Summer was over for everyone else: No more baseball, swimming or daylong bike rides. But kids who showed animals at the fair got a reprieve for a few extra, glorious days surrounded by french fries, demolition derbies, spinning rides and fireworks. At least that's what I imagined while stuck at my school desk.
My actual fair experience was shorter than a shorn sheep's coat: One trip to the Canfield Fair on a day made exclusively for sweating. I was probably 10 years old and remember eating a sausage sandwich, trying to escape the heat and being told to not raise my hand at the livestock auction.
So I might have misunderstood all that went into those end-of-summer days at the fairgrounds. In places such as Trumbull, Mahoning and Medina counties, the fair is a tradition that dates back more than 160 years.
In Geauga County in 1823, settlers of the Western Reserve set up rail pens on the Chardon square for the first Fair & Cattle Show. For one day in late October, those early Ohio residents came to share advances in farm implements, celebrate their hard work and offer the best of their harvests in competition. That day, Eleazer Hickox earned a $10 premium for his bull, Edward Paine received an $8 prize for his heifer and Catherine Kerr won $5 for a piece of bleached linen. The Great Geauga County Fair (the "great" was added to signify its standing as Ohio's oldest fair) has never missed a year since, not for the Civil War or World War II or any struggle before or after.
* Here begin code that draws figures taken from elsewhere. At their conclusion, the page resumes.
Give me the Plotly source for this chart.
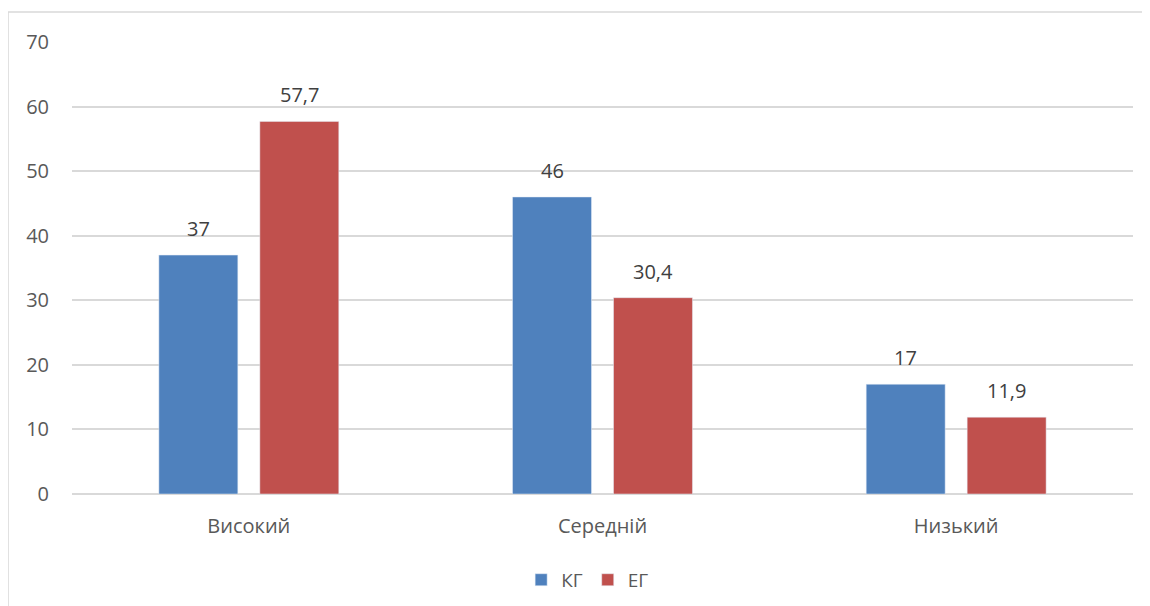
import plotly.graph_objects as go

categories = ["Високий", "Середній", "Низький"]
kg_values = [37, 46, 17]
eg_values = [57.7, 30.4, 11.9]
y_ticks = [0, 10, 20, 30, 40, 50, 60, 70]

BARGAP = 0.429
BARGROUPGAP = 0.218

def fmt(v):
    return str(v).replace(".", ",")

fig = go.Figure()
fig.add_trace(go.Bar(name="КГ", x=categories, y=kg_values,
                     marker=dict(color="#4F81BD")))
fig.add_trace(go.Bar(name="ЕГ", x=categories, y=eg_values,
                     marker=dict(color="#C0504D")))

# data labels above bars
slot = (1 - BARGAP) / 2
annotations = []
for vals, side in ((kg_values, -1), (eg_values, 1)):
    for i, v in enumerate(vals):
        annotations.append(dict(x=i + side * slot / 2, y=v, xref="x", yref="y",
                                text=fmt(v), showarrow=False, yanchor="bottom",
                                yshift=11, font=dict(size=20, color="#404040")))

fig.update_layout(
    width=1150, height=606,
    margin=dict(l=64, r=25, t=34, b=120),
    paper_bgcolor="white", plot_bgcolor="white",
    font=dict(family="Open Sans", size=20, color="#595959"),
    barmode="group", bargap=BARGAP, bargroupgap=BARGROUPGAP,
    showlegend=True,
    legend=dict(orientation="h", x=0.486, xanchor="center", y=-0.19, yanchor="middle",
                font=dict(size=19, color="#595959"), itemwidth=30),
    xaxis=dict(showgrid=False, showline=False, ticks="", tickfont=dict(size=20),
               ticklabelstandoff=18, range=[-0.5, 2.5]),
    yaxis=dict(range=[0, 70], tickvals=y_ticks, showgrid=True, gridcolor="#D9D9D9",
               gridwidth=1.5, zeroline=True, zerolinecolor="#D9D9D9", zerolinewidth=1.5,
               showline=False, ticks="", ticklabelstandoff=22, tickfont=dict(size=20)),
    shapes=[dict(type="rect", xref="paper", yref="paper",
                 x0=-0.0603, x1=1.03, y0=-0.30, y1=1.0664,
                 line=dict(color="#D9D9D9", width=1.5), layer="below")],
    annotations=annotations,
)

fig.write_html("out.html")
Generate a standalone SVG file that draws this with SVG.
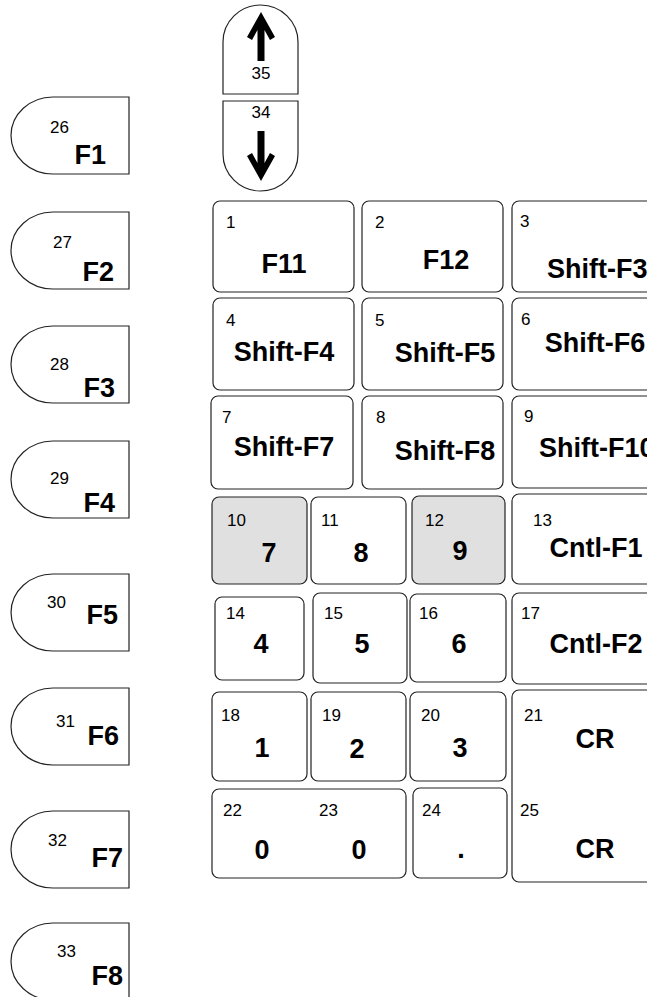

You can see that same kind of dedication in Barbara Ricca. She began playing trumpet in the Geauga County Fair Band when it was founded in 1938. At 90, she's the only original member of the group, which usually performs twice a day during the fair.
Don't mistake the annual festival as a relic of the past, either. Our current move toward local food and artisan producers means the fair might be more important now than any time in the past 50 years.
Consider 18-year-old Clayton Boyert, whose day begins around 6 a.m. and ends near 10 p.m. He raises six heifers and nine pigs on his family's Medina County farm. "I want to live off the farm and have a big cattle operation while still keeping it based around family," he says. "Why lose sight of that?"